● Exercise brief
Each entry that follows is to be retyped exactly. Pictures do not belong in the copy.

● Data shown
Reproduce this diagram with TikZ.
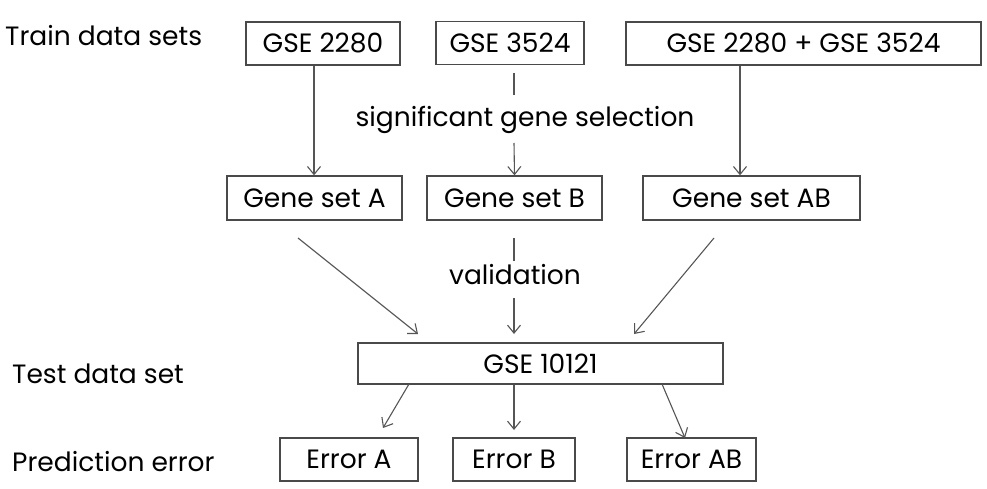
\documentclass[tikz,border=0pt]{standalone}
\usepackage{fontspec}
\setmainfont{Poppins}
\usetikzlibrary{arrows.meta}
\definecolor{boxline}{HTML}{4A4A4A}
\definecolor{arrowline}{HTML}{555555}
\tikzset{
  box/.style={draw=boxline, line width=1.3pt, minimum height=#1, inner sep=0pt, font=\fontsize{26.5}{31}\selectfont, text=black},
  box/.default=43pt,
  lbl/.style={anchor=west, inner sep=0pt, font=\fontsize{26.5}{31}\selectfont, text=black},
  mid/.style={inner sep=0pt, font=\fontsize{26.5}{31}\selectfont, text=black},
  arr/.style={draw=arrowline, line width=1.1pt, -{Straight Barb[length=8pt,width=13pt]}},
  seg/.style={draw=arrowline, line width=1.1pt}
}
\begin{document}
\begin{tikzpicture}[x=1pt,y=-1pt]
\useasboundingbox (0,0) rectangle (987,489);
% left labels
\node[lbl] (train) at (5,36) {Train data sets};
\node[lbl] (test) at (12,374) {Test data set};
\node[lbl] (pred) at (12,462) {Prediction error};
% top row
\node[box, minimum width=154pt] (g2280) at (323,43.5) {GSE 2280};
\node[box, minimum width=148pt] (g3524) at (510,43) {GSE 3524};
\node[box, minimum width=355pt] (gboth) at (803.5,43.5) {GSE 2280 + GSE 3524};
% gene sets
\node[box, minimum width=175pt, minimum height=44pt] (gA) at (314.5,198) {Gene set A};
\node[box, minimum width=175pt, minimum height=44pt] (gB) at (514.5,198) {Gene set B};
\node[box, minimum width=217pt, minimum height=44pt] (gAB) at (751.5,198) {Gene set AB};
% test
\node[box, minimum width=365pt, minimum height=41pt] (test10121) at (540.5,363.5) {GSE 10121};
% errors
\node[box, minimum width=138pt] (eA) at (349,459.5) {Error A};
\node[box, minimum width=122pt] (eB) at (514,459.5) {Error B};
\node[box, minimum width=129pt] (eAB) at (691.5,459.5) {Error AB};
% middle labels
\node[mid] (sgs) at (525,120) {significant gene selection};
\node[mid] (val) at (515,275) {validation};
% coordinates
\coordinate (s1a) at (514,73);
\coordinate (s1b) at (514,95);
\coordinate (s1c) at (514,143);
\coordinate (s2a) at (514,238);
\coordinate (s2b) at (514,261);
\coordinate (s2c) at (514,298);
\coordinate (aA1) at (298,238);
\coordinate (aA2) at (418,334);
\coordinate (aC1) at (714,238);
\coordinate (aC2) at (634,334);
\coordinate (aB2) at (514,334);
% top arrows
\draw[arr] (g2280.south -| 314,0) -- (gA.north -| 314,0);
\draw[seg] (s1a) -- (s1b);
\draw[arr] (s1c) -- (gB.north);
\draw[arr] (gboth.south -| 740,0) -- (gAB.north -| 740,0);
% middle arrows
\draw[arr] (aA1) -- (aA2);
\draw[seg] (s2a) -- (s2b);
\draw[arr] (s2c) -- (aB2);
\draw[arr] (aC1) -- (aC2);
% bottom arrows
\coordinate (b1) at (409,384);
\coordinate (b2) at (383,428);
\coordinate (b3) at (662,384);
\coordinate (b4) at (685,438);
\coordinate (bB) at (514,430);
\draw[arr] (b1) -- (b2);
\draw[arr] (test10121.south -| eB.north) -- (bB);
\draw[arr] (b3) -- (b4);
\end{tikzpicture}
\end{document}
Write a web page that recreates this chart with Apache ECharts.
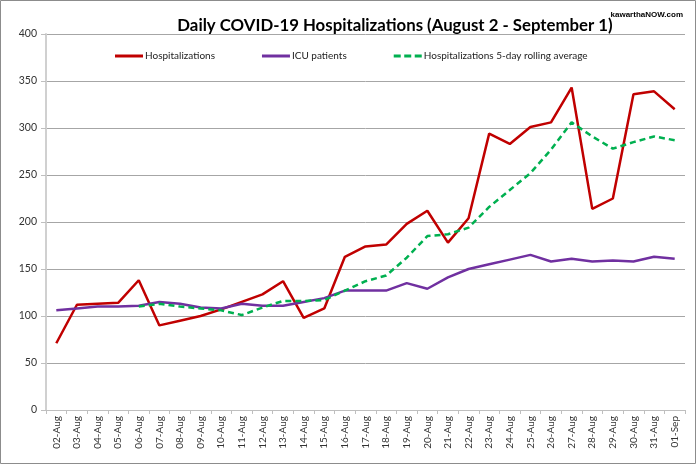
<!DOCTYPE html>
<html><head><meta charset="utf-8">
<script src="https://cdn.jsdelivr.net/npm/echarts@6/dist/echarts.min.js"></script>
<style>html,body{margin:0;padding:0;background:#fff}#c{width:696px;height:464px}</style>
</head><body><div id="c"></div>
<script>
const categories = ['02-Aug','03-Aug','04-Aug','05-Aug','06-Aug','07-Aug','08-Aug','09-Aug','10-Aug','11-Aug','12-Aug','13-Aug','14-Aug','15-Aug','16-Aug','17-Aug','18-Aug','19-Aug','20-Aug','21-Aug','22-Aug','23-Aug','24-Aug','25-Aug','26-Aug','27-Aug','28-Aug','29-Aug','30-Aug','31-Aug','01-Sep'];
const hospitalizations = [71,112,113,114,138,90,95,100,107,115,123,137,98,108,163,174,176,198,212,178,204,294,283,301,306,343,214,225,336,339,320];
const icuPatients = [106,108,110,110,111,115,113,109,108,113,111,111,115,119,127,127,127,135,129,141,150,155,160,165,158,161,158,159,158,163,161];
const rollingAverage = [null,null,null,null,110,113,110,108,106,101,109,116,116,117,127,137,143,162,185,187,194,216,234,252,277,306,291,278,285,291,287];
const yTicks = [0,50,100,150,200,250,300,350,400];

const solidIcon = 'path://M0,0L28,0L28,3L0,3Z';
const dashIcon = 'path://M0,0h7v3h-7z M10.5,0h7v3h-7z M21,0h7v3h-7z';

const chart = echarts.init(document.getElementById('c'), null, {renderer:'canvas'});
chart.setOption({
  animation:false,
  textStyle:{fontFamily:'Lato'},
  title:[{
    text:'Daily COVID-19 Hospitalizations (August 2 - September 1)',
    left:390, top:12, textAlign:'center',
    textStyle:{fontFamily:'Lato', fontSize:16.8, fontWeight:'bold', color:'#000'}
  },{
    text:'kawarthaNOW.com', right:8, top:6,
    textStyle:{fontFamily:'Liberation Sans', fontSize:8, fontWeight:'bold', color:'#000'}
  }],
  graphic:[{type:'rect', shape:{x:0.5,y:0.5,width:695,height:463}, style:{fill:'none', stroke:'#8c8c8c', lineWidth:1}, silent:true}],
  legend:{
    top:46, left:110, itemGap:47, itemWidth:28, itemHeight:3,
    textStyle:{fontSize:10, color:'#222', fontFamily:'Lato', padding:[0,0,0,-3]},
    data:[
      {name:'Hospitalizations', icon:solidIcon},
      {name:'ICU patients', icon:solidIcon},
      {name:'Hospitalizations 5-day rolling average', icon:dashIcon}
    ]
  },
  grid:{left:46, right:11, top:34, bottom:54},
  xAxis:{
    type:'category', data:categories, boundaryGap:true,
    axisLine:{lineStyle:{color:'#bfbfbf', width:1}},
    axisTick:{show:true, alignWithLabel:false, lineStyle:{color:'#bfbfbf'}, length:4},
    axisLabel:{rotate:90, fontSize:10, color:'#333', margin:6, interval:0}
  },
  yAxis:{
    type:'value', min:0, max:400, interval:50,
    axisLine:{show:true, lineStyle:{color:'#d0d0d0', width:2}},
    axisTick:{show:true, length:5, lineStyle:{color:'#bfbfbf'}},
    axisLabel:{fontSize:10.5, color:'#333', margin:9},
    splitLine:{lineStyle:{color:'#a6a6a6', width:1}}
  },
  series:[
    {name:'Hospitalizations', type:'line', data:hospitalizations, symbol:'none', color:'#c00000', lineStyle:{width:2.5, color:'#c00000'}},
    {name:'ICU patients', type:'line', data:icuPatients, symbol:'none', color:'#7030a0', lineStyle:{width:2.5, color:'#7030a0'}},
    {name:'Hospitalizations 5-day rolling average', type:'line', data:rollingAverage, symbol:'none', color:'#00b050', lineStyle:{width:2.5, type:[6,4], color:'#00b050'}}
  ]
});
</script></body></html>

● Answer in full
Reproduce this diagram with TikZ.
\documentclass[tikz,border=0pt]{standalone}
\usepackage{fontspec}
\setmainfont{Poppins}
\usetikzlibrary{arrows.meta}
\definecolor{boxline}{HTML}{4A4A4A}
\definecolor{arrowline}{HTML}{555555}
\tikzset{
  box/.style={draw=boxline, line width=1.3pt, minimum height=#1, inner sep=0pt, font=\fontsize{26.5}{31}\selectfont, text=black},
  box/.default=43pt,
  lbl/.style={anchor=west, inner sep=0pt, font=\fontsize{26.5}{31}\selectfont, text=black},
  mid/.style={inner sep=0pt, font=\fontsize{26.5}{31}\selectfont, text=black},
  arr/.style={draw=arrowline, line width=1.1pt, -{Straight Barb[length=8pt,width=13pt]}},
  seg/.style={draw=arrowline, line width=1.1pt}
}
\begin{document}
\begin{tikzpicture}[x=1pt,y=-1pt]
\useasboundingbox (0,0) rectangle (987,489);
% left labels
\node[lbl] (train) at (5,36) {Train data sets};
\node[lbl] (test) at (12,374) {Test data set};
\node[lbl] (pred) at (12,462) {Prediction error};
% top row
\node[box, minimum width=154pt] (g2280) at (323,43.5) {GSE 2280};
\node[box, minimum width=148pt] (g3524) at (510,43) {GSE 3524};
\node[box, minimum width=355pt] (gboth) at (803.5,43.5) {GSE 2280 + GSE 3524};
% gene sets
\node[box, minimum width=175pt, minimum height=44pt] (gA) at (314.5,198) {Gene set A};
\node[box, minimum width=175pt, minimum height=44pt] (gB) at (514.5,198) {Gene set B};
\node[box, minimum width=217pt, minimum height=44pt] (gAB) at (751.5,198) {Gene set AB};
% test
\node[box, minimum width=365pt, minimum height=41pt] (test10121) at (540.5,363.5) {GSE 10121};
% errors
\node[box, minimum width=138pt] (eA) at (349,459.5) {Error A};
\node[box, minimum width=122pt] (eB) at (514,459.5) {Error B};
\node[box, minimum width=129pt] (eAB) at (691.5,459.5) {Error AB};
% middle labels
\node[mid] (sgs) at (525,120) {significant gene selection};
\node[mid] (val) at (515,275) {validation};
% coordinates
\coordinate (s1a) at (514,73);
\coordinate (s1b) at (514,95);
\coordinate (s1c) at (514,143);
\coordinate (s2a) at (514,238);
\coordinate (s2b) at (514,261);
\coordinate (s2c) at (514,298);
\coordinate (aA1) at (298,238);
\coordinate (aA2) at (418,334);
\coordinate (aC1) at (714,238);
\coordinate (aC2) at (634,334);
\coordinate (aB2) at (514,334);
% top arrows
\draw[arr] (g2280.south -| 314,0) -- (gA.north -| 314,0);
\draw[seg] (s1a) -- (s1b);
\draw[arr] (s1c) -- (gB.north);
\draw[arr] (gboth.south -| 740,0) -- (gAB.north -| 740,0);
% middle arrows
\draw[arr] (aA1) -- (aA2);
\draw[seg] (s2a) -- (s2b);
\draw[arr] (s2c) -- (aB2);
\draw[arr] (aC1) -- (aC2);
% bottom arrows
\coordinate (b1) at (409,384);
\coordinate (b2) at (383,428);
\coordinate (b3) at (662,384);
\coordinate (b4) at (685,438);
\coordinate (bB) at (514,430);
\draw[arr] (b1) -- (b2);
\draw[arr] (test10121.south -| eB.north) -- (bB);
\draw[arr] (b3) -- (b4);
\end{tikzpicture}
\end{document}
Write a web page that recreates this chart with Apache ECharts.
<!DOCTYPE html>
<html><head><meta charset="utf-8">
<script src="https://cdn.jsdelivr.net/npm/echarts@6/dist/echarts.min.js"></script>
<style>html,body{margin:0;padding:0;background:#fff}#c{width:696px;height:464px}</style>
</head><body><div id="c"></div>
<script>
const categories = ['02-Aug','03-Aug','04-Aug','05-Aug','06-Aug','07-Aug','08-Aug','09-Aug','10-Aug','11-Aug','12-Aug','13-Aug','14-Aug','15-Aug','16-Aug','17-Aug','18-Aug','19-Aug','20-Aug','21-Aug','22-Aug','23-Aug','24-Aug','25-Aug','26-Aug','27-Aug','28-Aug','29-Aug','30-Aug','31-Aug','01-Sep'];
const hospitalizations = [71,112,113,114,138,90,95,100,107,115,123,137,98,108,163,174,176,198,212,178,204,294,283,301,306,343,214,225,336,339,320];
const icuPatients = [106,108,110,110,111,115,113,109,108,113,111,111,115,119,127,127,127,135,129,141,150,155,160,165,158,161,158,159,158,163,161];
const rollingAverage = [null,null,null,null,110,113,110,108,106,101,109,116,116,117,127,137,143,162,185,187,194,216,234,252,277,306,291,278,285,291,287];
const yTicks = [0,50,100,150,200,250,300,350,400];

const solidIcon = 'path://M0,0L28,0L28,3L0,3Z';
const dashIcon = 'path://M0,0h7v3h-7z M10.5,0h7v3h-7z M21,0h7v3h-7z';

const chart = echarts.init(document.getElementById('c'), null, {renderer:'canvas'});
chart.setOption({
  animation:false,
  textStyle:{fontFamily:'Lato'},
  title:[{
    text:'Daily COVID-19 Hospitalizations (August 2 - September 1)',
    left:390, top:12, textAlign:'center',
    textStyle:{fontFamily:'Lato', fontSize:16.8, fontWeight:'bold', color:'#000'}
  },{
    text:'kawarthaNOW.com', right:8, top:6,
    textStyle:{fontFamily:'Liberation Sans', fontSize:8, fontWeight:'bold', color:'#000'}
  }],
  graphic:[{type:'rect', shape:{x:0.5,y:0.5,width:695,height:463}, style:{fill:'none', stroke:'#8c8c8c', lineWidth:1}, silent:true}],
  legend:{
    top:46, left:110, itemGap:47, itemWidth:28, itemHeight:3,
    textStyle:{fontSize:10, color:'#222', fontFamily:'Lato', padding:[0,0,0,-3]},
    data:[
      {name:'Hospitalizations', icon:solidIcon},
      {name:'ICU patients', icon:solidIcon},
      {name:'Hospitalizations 5-day rolling average', icon:dashIcon}
    ]
  },
  grid:{left:46, right:11, top:34, bottom:54},
  xAxis:{
    type:'category', data:categories, boundaryGap:true,
    axisLine:{lineStyle:{color:'#bfbfbf', width:1}},
    axisTick:{show:true, alignWithLabel:false, lineStyle:{color:'#bfbfbf'}, length:4},
    axisLabel:{rotate:90, fontSize:10, color:'#333', margin:6, interval:0}
  },
  yAxis:{
    type:'value', min:0, max:400, interval:50,
    axisLine:{show:true, lineStyle:{color:'#d0d0d0', width:2}},
    axisTick:{show:true, length:5, lineStyle:{color:'#bfbfbf'}},
    axisLabel:{fontSize:10.5, color:'#333', margin:9},
    splitLine:{lineStyle:{color:'#a6a6a6', width:1}}
  },
  series:[
    {name:'Hospitalizations', type:'line', data:hospitalizations, symbol:'none', color:'#c00000', lineStyle:{width:2.5, color:'#c00000'}},
    {name:'ICU patients', type:'line', data:icuPatients, symbol:'none', color:'#7030a0', lineStyle:{width:2.5, color:'#7030a0'}},
    {name:'Hospitalizations 5-day rolling average', type:'line', data:rollingAverage, symbol:'none', color:'#00b050', lineStyle:{width:2.5, type:[6,4], color:'#00b050'}}
  ]
});
</script></body></html>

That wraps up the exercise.